Torna in libertà Pietro Genovese, il ventenne romano, figlio del regista Paolo, che la notte tra il 21 e il 22 dicembre 2019 alla guida di un Suv investì e uccise, a Roma in Corso Francia, le studentesse, Gaia Von Freymann e Camilla Romagnoli, entrambe 16enni (leggi l’articolo). Lo hanno disposto i giudici della Corte d’Appello di Roma. Il giovane, che era gravato della misura dell’obbligo di dimora, deve attendere ora la decisione del Tribunale di Sorveglianza che dovrà decidere su come fare scontare il residuo pena, circa 3 anni e 7 mesi.
L’8 luglio scorso (leggi l’articolo) Genovese aveva concordato, in Appello, una condanna definitiva a 5 anni e quattro mesi per omicidio stradale plurimo. In primo grado, il 19 dicembre scorso, Genovese era stato condannato in abbreviato dal gup Gaspare Sturzo a 8 anni di carcere, mentre il pm Roberto Felici ne aveva chiesti 5.
Con il concordato, accolto dalla Corte d’Appello a luglio, la pena era poi divenuta definitiva e il giovane ha potuto lasciare gli arresti domiciliari, dopo un anno e sette mesi. La Corte d’assise d’Appello aveva disposto per il giovane l’obbligo di dimora a Roma con permanenza nel proprio domicilio dalle 22 alle 7. La difesa di Genovese, rappresentata dall’avvocato Gianluca Tognozzi e Franco Coppi, aveva chiesto la libertà, ma la procura generale aveva espresso parere contrario.
La Corte aveva quindi optato per una via di mezzo, ritenendo che l’obbligo di dimora poteva soddisfare in modo adeguato “l’esigenza cautelare sociale”, tenuto conto dell’incensuratezza e del corretto comportamento processuale dell’imputato e del fatto che la patente di guida gli sia stata revocata. La Corte aveva anche revocato le statuizioni civili riguardanti le posizioni dei familiari delle vittime, perché il danno era stato risarcito dall’imputato attraverso l’assicurazione.
“La famiglia Romagnoli – affermano i familiari di Camilla tramite il legale Cesare Piraino -, ancora affranta dal dolore, preso atto con doveroso rispetto della decisione della Corte d’Appello, si augura soltanto che il Tribunale di Sorveglianza valuti con serenità, serietà e rigore l’istanza di affidamento al servizio sociale allargato che proporrà il condannato”.

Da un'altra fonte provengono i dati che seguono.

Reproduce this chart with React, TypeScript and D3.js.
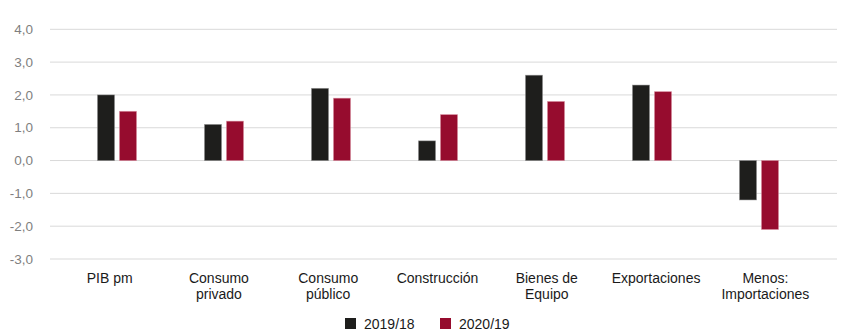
import React from "react";
import * as d3 from "d3";

const categories = [
  ["PIB pm"],
  ["Consumo", "privado"],
  ["Consumo", "público"],
  ["Construcción"],
  ["Bienes de", "Equipo"],
  ["Exportaciones"],
  ["Menos:", "Importaciones"],
];
const seriesNames = ["2019/18", "2020/19"];
const values2019 = [2.0, 1.1, 2.2, 0.6, 2.6, 2.3, -1.2];
const values2020 = [1.5, 1.2, 1.9, 1.4, 1.8, 2.1, -2.1];
const yTicks = [-3, -2, -1, 0, 1, 2, 3, 4];
const colors = ["#1e1e1c", "#960c2e"];

const W = 850;
const H = 336;
const FONT = "'Liberation Sans', Arial, sans-serif";

export default function App() {
  const keys = categories.map((c) => c.join(" "));
  const y = d3.scaleLinear().domain([-3, 4]).range([259, 29.3]);
  const x0 = d3.scaleBand().domain(keys).range([63.5, 812.5]);
  const xl = d3.scaleBand().domain(keys).range([55, 820]);
  const x1 = d3.scaleBand().domain(seriesNames).range([0, 39]).paddingInner(5 / 22);
  const data = [values2019, values2020];
  const fmt = (v: number) => v.toFixed(1).replace(".", ",");

  return (
    <svg width={W} height={H} style={{ position: "absolute", left: 0, top: 0, background: "#fff" }}>
      {yTicks.map((t) => (
        <g key={t}>
          <line x1={50} x2={837} y1={y(t)} y2={y(t)} stroke="#d9d9d9" strokeWidth={1} />
          <text x={33} y={y(t)} dy="0.35em" textAnchor="end" fontFamily={FONT} fontSize={13.5} fill="#7f7f7f">
            {fmt(t)}
          </text>
        </g>
      ))}
      {data.map((vals, si) =>
        vals.map((v, i) => {
          const cx = (x0(keys[i]) as number) + x0.bandwidth() / 2 - 19.5 + (x1(seriesNames[si]) as number);
          const y0 = y(0);
          const yv = y(v);
          return (
            <rect
              key={`${si}-${i}`}
              x={cx}
              y={Math.min(y0, yv)}
              width={x1.bandwidth()}
              height={Math.abs(yv - y0)}
              fill={colors[si]}
              stroke={si === 0 ? "#8a8a8a" : "#d88a9c"}
              strokeOpacity={0.6}
              strokeWidth={0.8}
            />
          );
        })
      )}
      {categories.map((lines, i) => {
        const cx = (xl(keys[i]) as number) + xl.bandwidth() / 2;
        return (
          <text key={i} textAnchor="middle" fontFamily={FONT} fontSize={14} fill="#1a1a1a">
            {lines.map((l, j) => (
              <tspan key={j} x={cx} y={283 + j * 15.5}>
                {l}
              </tspan>
            ))}
          </text>
        );
      })}
      {seriesNames.map((s, i) => {
        const lx = 345 + i * 95;
        return (
          <g key={s}>
            <rect x={lx} y={318} width={11} height={11} fill={colors[i]} />
            <text x={lx + 19} y={324} dy="0.35em" fontFamily={FONT} fontSize={14} fill="#1a1a1a">
              {s}
            </text>
          </g>
        );
      })}
    </svg>
  );
}
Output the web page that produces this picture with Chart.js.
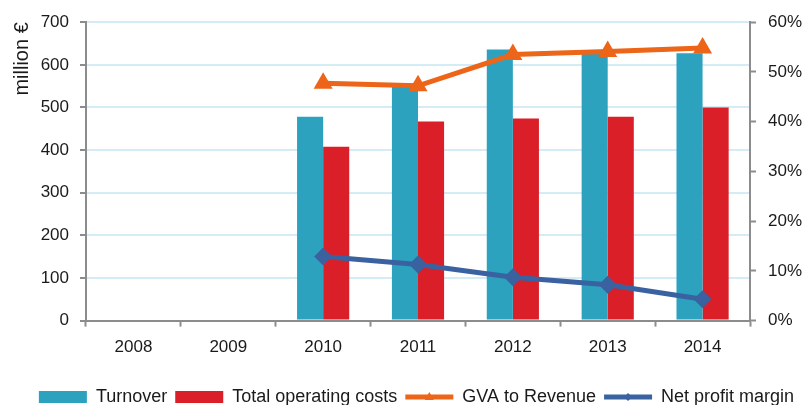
<!DOCTYPE html>
<html>
<head>
<meta charset="utf-8">
<script src="https://cdn.jsdelivr.net/npm/chart.js@4.4.0/dist/chart.umd.min.js"></script>
<style>
  html, body { margin: 0; padding: 0; background: #fff; }
  #wrap { width: 807px; height: 405px; }
</style>
</head>
<body>
<div id="wrap"><canvas id="chart" width="807" height="405"></canvas></div>
<script>
// Datos
const years = ['2008', '2009', '2010', '2011', '2012', '2013', '2014'];
const turnover = [null, null, 478, 548, 636, 629, 627];
const operatingCosts = [null, null, 408, 467, 474, 478, 500];
const gvaToRevenue = [null, null, 47.7, 47.2, 53.5, 54.1, 54.8];
const netProfitMargin = [null, null, 12.9, 11.3, 8.7, 7.2, 4.3];
const leftTicks = [0, 100, 200, 300, 400, 500, 600, 700];
const rightTicks = [0, 10, 20, 30, 40, 50, 60];

const FONT = "'Liberation Sans', Arial, sans-serif";
const AXIS_GREY = '#8c8c8c';
const GRID_BLUE = '#d4ecf5';

// Mover la leyenda para centrarla como en el original
const legendShift = {
  id: 'legendShift',
  afterLayout(chart) {
    const lg = chart.legend;
    if (!lg) return;
    lg.left += 13; lg.right += 13;
    lg.top += 11; lg.bottom += 11;
  }
};

// Marcadores pequeños sobre las líneas de la leyenda
const legendMarkers = {
  id: 'legendMarkers',
  afterDraw(chart) {
    const lg = chart.legend;
    if (!lg || !lg.legendHitBoxes) return;
    const ctx = chart.ctx;
    lg.legendItems.forEach((item, i) => {
      const ds = chart.data.datasets[item.datasetIndex];
      if (ds.type !== 'line') return;
      const hb = lg.legendHitBoxes[i];
      const bw = lg.options.labels.pointStyleWidth;
      const cx = hb.left + bw / 2;
      const cy = hb.top + hb.height / 2;
      ctx.save();
      ctx.fillStyle = ds.borderColor;
      ctx.beginPath();
      if (ds.pointStyle === 'triangle') {
        ctx.moveTo(cx, cy - 5);
        ctx.lineTo(cx + 4.5, cy + 3);
        ctx.lineTo(cx - 4.5, cy + 3);
      } else {
        ctx.moveTo(cx, cy - 4);
        ctx.lineTo(cx + 4, cy);
        ctx.lineTo(cx, cy + 4);
        ctx.lineTo(cx - 4, cy);
      }
      ctx.closePath();
      ctx.fill();
      ctx.restore();
    });
  }
};

const ctx = document.getElementById('chart').getContext('2d');
new Chart(ctx, {
  data: {
    labels: years,
    datasets: [
      {
        type: 'bar',
        label: 'Turnover',
        data: turnover,
        backgroundColor: '#2ca2bf',
        borderWidth: 0,
        pointStyle: 'rect',
        yAxisID: 'y',
        order: 2,
        categoryPercentage: 0.55,
        barPercentage: 1.0
      },
      {
        type: 'bar',
        label: 'Total operating costs',
        data: operatingCosts,
        backgroundColor: '#da1f28',
        borderWidth: 0,
        pointStyle: 'rect',
        yAxisID: 'y',
        order: 2,
        categoryPercentage: 0.55,
        barPercentage: 1.0
      },
      {
        type: 'line',
        label: 'GVA to Revenue',
        data: gvaToRevenue,
        borderColor: '#ec6518',
        backgroundColor: '#ec6518',
        borderWidth: 5,
        pointStyle: 'triangle',
        pointRadius: 11,
        pointBorderWidth: 0,
        yAxisID: 'y1',
        order: 0
      },
      {
        type: 'line',
        label: 'Net profit margin',
        data: netProfitMargin,
        borderColor: '#3a62a0',
        backgroundColor: '#3a62a0',
        borderWidth: 5,
        pointStyle: 'rectRot',
        pointRadius: 9,
        pointBorderWidth: 0,
        yAxisID: 'y1',
        order: 1
      }
    ]
  },
  plugins: [legendShift, legendMarkers],
  options: {
    responsive: false,
    animation: false,
    layout: { padding: { top: 10, left: 0, right: 0, bottom: 0 } },
    plugins: {
      tooltip: { enabled: false },
      legend: {
        position: 'bottom',
        labels: {
          usePointStyle: true,
          pointStyleWidth: 48,
          boxHeight: 12,
          padding: 8,
          color: '#1a1a1a',
          font: { family: FONT, size: 18 },
          sort: (a, b) => a.datasetIndex - b.datasetIndex,
          generateLabels(chart) {
            const items = Chart.defaults.plugins.legend.labels.generateLabels(chart);
            items.forEach(it => {
              const ds = chart.data.datasets[it.datasetIndex];
              if (ds.type === 'line') {
                it.pointStyle = 'line';
                it.lineWidth = 5;
                it.strokeStyle = ds.borderColor;
              } else {
                it.pointStyle = 'rect';
                it.lineWidth = 0;
              }
            });
            return items;
          }
        }
      }
    },
    scales: {
      x: {
        offset: true,
        border: { color: AXIS_GREY, width: 2 },
        grid: { offset: true, drawOnChartArea: false, tickLength: 6, tickColor: AXIS_GREY, tickWidth: 2 },
        ticks: { color: '#1a1a1a', padding: 11, font: { family: FONT, size: 17 } }
      },
      y: {
        position: 'left',
        min: 0,
        max: 700,
        afterBuildTicks: scale => { scale.ticks = leftTicks.map(v => ({ value: v })); },
        afterFit: scale => { scale.width = 86; },
        border: { color: AXIS_GREY, width: 2 },
        grid: { color: GRID_BLUE, lineWidth: 2, tickLength: 6, tickColor: AXIS_GREY, tickWidth: 2 },
        ticks: { color: '#1a1a1a', padding: 11, font: { family: FONT, size: 17 } },
        title: {
          display: true,
          text: 'million €',
          align: 'end',
          color: '#1a1a1a',
          padding: { top: 10, bottom: 0 },
          font: { family: FONT, size: 20 }
        }
      },
      y1: {
        position: 'right',
        min: 0,
        max: 60,
        afterBuildTicks: scale => { scale.ticks = rightTicks.map(v => ({ value: v })); },
        afterFit: scale => { scale.width = 57; },
        border: { color: AXIS_GREY, width: 2 },
        grid: { drawOnChartArea: false, tickLength: 6, tickColor: AXIS_GREY, tickWidth: 2 },
        ticks: { color: '#1a1a1a', padding: 12, font: { family: FONT, size: 17 }, callback: v => v + '%' }
      }
    }
  }
});
</script>
</body>
</html>
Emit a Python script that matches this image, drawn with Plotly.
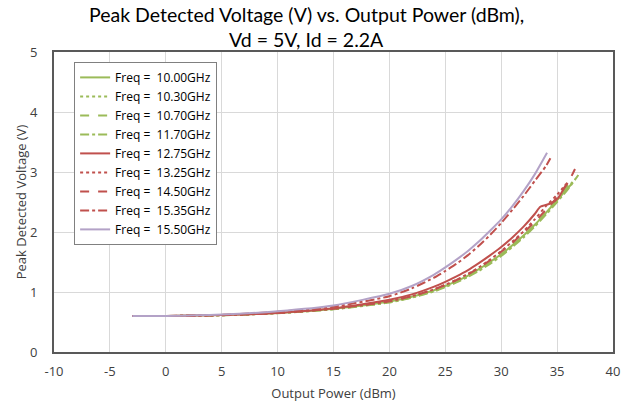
import plotly.graph_objects as go

# Detector output vs. output power, one sweep per frequency
freq_labels = ["10.00GHz", "10.30GHz", "10.70GHz", "11.70GHz", "12.75GHz",
               "13.25GHz", "14.50GHz", "15.35GHz", "15.50GHz"]

x_tick_vals = [-10, -5, 0, 5, 10, 15, 20, 25, 30, 35, 40]
x_tick_text = ["-10", "-5", "0", "5", "10", "15", "20", "25", "30", "35", "40"]
y_tick_vals = [0, 1, 2, 3, 4, 5]

pout_10_00 = [-3, 0, 5, 10, 15, 20, 22, 24, 25, 26, 27, 28, 29, 30, 31, 32, 33, 34, 35, 36, 36.3]
vdet_10_00 = [0.60, 0.60, 0.615, 0.65, 0.72, 0.84, 0.92, 1.03, 1.10, 1.18, 1.27, 1.38, 1.50, 1.63, 1.78, 1.94, 2.12, 2.32, 2.53, 2.74, 2.80]

pout_10_30 = [-3, 0, 5, 10, 15, 20, 22, 24, 25, 26, 27, 28, 29, 30, 31, 32, 33, 34, 35, 36, 36.6]
vdet_10_30 = [0.60, 0.60, 0.612, 0.648, 0.715, 0.83, 0.91, 1.02, 1.09, 1.17, 1.26, 1.37, 1.49, 1.62, 1.77, 1.93, 2.11, 2.31, 2.52, 2.75, 2.88]

pout_10_70 = [-3, 0, 5, 10, 15, 20, 22, 24, 25, 26, 27, 28, 29, 30, 31, 32, 33, 34, 35, 36, 36.5]
vdet_10_70 = [0.60, 0.60, 0.613, 0.649, 0.718, 0.835, 0.915, 1.025, 1.095, 1.175, 1.265, 1.375, 1.495, 1.625, 1.775, 1.94, 2.12, 2.33, 2.55, 2.78, 2.88]

pout_11_70 = [-3, 0, 5, 10, 15, 20, 22, 24, 25, 26, 27, 28, 29, 30, 31, 32, 33, 34, 35, 36, 36.9]
vdet_11_70 = [0.60, 0.60, 0.612, 0.646, 0.712, 0.825, 0.905, 1.01, 1.08, 1.16, 1.25, 1.35, 1.47, 1.60, 1.75, 1.91, 2.09, 2.29, 2.50, 2.72, 2.95]

pout_12_75 = [-3, 0, 5, 10, 15, 20, 22, 24, 25, 26, 27, 28, 29, 30, 31, 32, 33, 33.5, 34.5, 35.1, 35.9]
vdet_12_75 = [0.60, 0.60, 0.615, 0.652, 0.73, 0.87, 0.96, 1.09, 1.17, 1.26, 1.36, 1.48, 1.61, 1.75, 1.91, 2.09, 2.30, 2.42, 2.48, 2.57, 2.82]

pout_13_25 = [-3, 0, 5, 10, 15, 20, 22, 24, 25, 26, 27, 28, 29, 30, 31, 32, 33, 34, 35, 35.8]
vdet_13_25 = [0.60, 0.60, 0.613, 0.65, 0.72, 0.845, 0.93, 1.045, 1.12, 1.20, 1.30, 1.41, 1.54, 1.68, 1.84, 2.01, 2.21, 2.43, 2.62, 2.80]

pout_14_50 = [-3, 0, 5, 10, 15, 20, 22, 24, 25, 26, 27, 28, 29, 30, 31, 32, 33, 34, 35, 36, 36.6]
vdet_14_50 = [0.60, 0.60, 0.614, 0.651, 0.722, 0.845, 0.93, 1.045, 1.12, 1.20, 1.29, 1.40, 1.53, 1.67, 1.82, 1.99, 2.17, 2.37, 2.58, 2.83, 3.05]

pout_15_35 = [-3, 0, 5, 10, 15, 20, 22, 24, 25, 26, 27, 28, 29, 30, 31, 32, 33, 34, 34.4]
vdet_15_35 = [0.60, 0.60, 0.62, 0.67, 0.755, 0.93, 1.06, 1.24, 1.35, 1.47, 1.61, 1.77, 1.95, 2.15, 2.37, 2.60, 2.85, 3.10, 3.23]

pout_15_50 = [-3, 0, 5, 10, 15, 20, 22, 24, 25, 26, 27, 28, 29, 30, 31, 32, 33, 34.1]
vdet_15_50 = [0.60, 0.60, 0.623, 0.68, 0.775, 0.97, 1.10, 1.29, 1.41, 1.54, 1.68, 1.84, 2.02, 2.21, 2.43, 2.68, 2.96, 3.32]

pout_sets = [pout_10_00, pout_10_30, pout_10_70, pout_11_70, pout_12_75,
             pout_13_25, pout_14_50, pout_15_35, pout_15_50]
vdet_sets = [vdet_10_00, vdet_10_30, vdet_10_70, vdet_11_70, vdet_12_75,
             vdet_13_25, vdet_14_50, vdet_15_35, vdet_15_50]

GREEN, RED, PURPLE = "#9BBB59", "#C0504D", "#B3A2C7"
styles = [
    (GREEN, "solid"), (GREEN, "dot"), (GREEN, "dash"), (GREEN, "dashdot"),
    (RED, "solid"), (RED, "dot"), (RED, "dash"), (RED, "dashdot"),
    (PURPLE, "solid"),
]

FONT = "'Open Sans', Lato, sans-serif"
TITLE_FONT = "Lato, 'Open Sans', sans-serif"
TXT = "#404040"

fig = go.Figure()
for label, xs, ys, (col, dash) in zip(freq_labels, pout_sets, vdet_sets, styles):
    fig.add_trace(go.Scatter(
        x=xs, y=ys, mode="lines",
        name="Freq =\u00a0\u00a0" + label,
        line=dict(color=col, dash=dash, width=2, shape="spline", smoothing=0.6),
    ))

# Two-line chart heading
title_lines = ["Peak Detected Voltage (V) vs. Output Power (dBm),", "Vd = 5V, Id = 2.2A"]
for txt, yy in zip(title_lines, [1.125, 1.042]):
    fig.add_annotation(
        text=txt, xref="paper", yref="paper", x=0.451, y=yy,
        xanchor="center", yanchor="middle", showarrow=False,
        font=dict(family=TITLE_FONT, size=19.5, color="#000000"),
    )

fig.update_layout(
    width=631, height=406,
    margin=dict(l=54, r=18, t=52, b=54),
    paper_bgcolor="white", plot_bgcolor="white",
    font=dict(family=FONT, size=13, color=TXT),
    legend=dict(
        x=0.036, y=0.967, xanchor="left", yanchor="top",
        bgcolor="white", bordercolor="#808080", borderwidth=1,
        font=dict(family=FONT, size=12, color="#000000"),
        tracegroupgap=0, itemwidth=30,
    ),
    showlegend=True,
)
fig.update_xaxes(
    range=[-10, 40], tickvals=x_tick_vals, ticktext=x_tick_text,
    showgrid=True, gridcolor="#D9D9D9", gridwidth=1,
    showline=True, linecolor="#595959", linewidth=2, mirror=True,
    zeroline=False, ticks="", ticklabelstandoff=6, automargin=False,
    title=dict(text="Output Power (dBm)", font=dict(size=13, color=TXT), standoff=10),
    tickfont=dict(size=13, color=TXT),
)
fig.update_yaxes(
    range=[0, 5], tickvals=y_tick_vals,
    showgrid=True, gridcolor="#D9D9D9", gridwidth=1,
    showline=True, linecolor="#595959", linewidth=2, mirror=True,
    zeroline=False, ticks="", ticklabelstandoff=12, automargin=False,
    title=dict(text="Peak Detected Voltage (V)", font=dict(size=13, color=TXT), standoff=0),
    tickfont=dict(size=13, color=TXT),
)

fig.write_html("out.html")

Il tribunale di Sorveglianza, sottolineano ancora i famiglia della ragazza, è chiamato a valutare “il gravoso problema se il condannato, che dovrebbe espiare ancora poco meno di quattro anni di reclusione, abbia serbato un comportamento tale da consentire il giudizio che l’affidamento in prova, eventualmente da concedere, contribuisca alla rieducazione del reo e assicuri la prevenzione del pericolo che egli commetta altri reati”.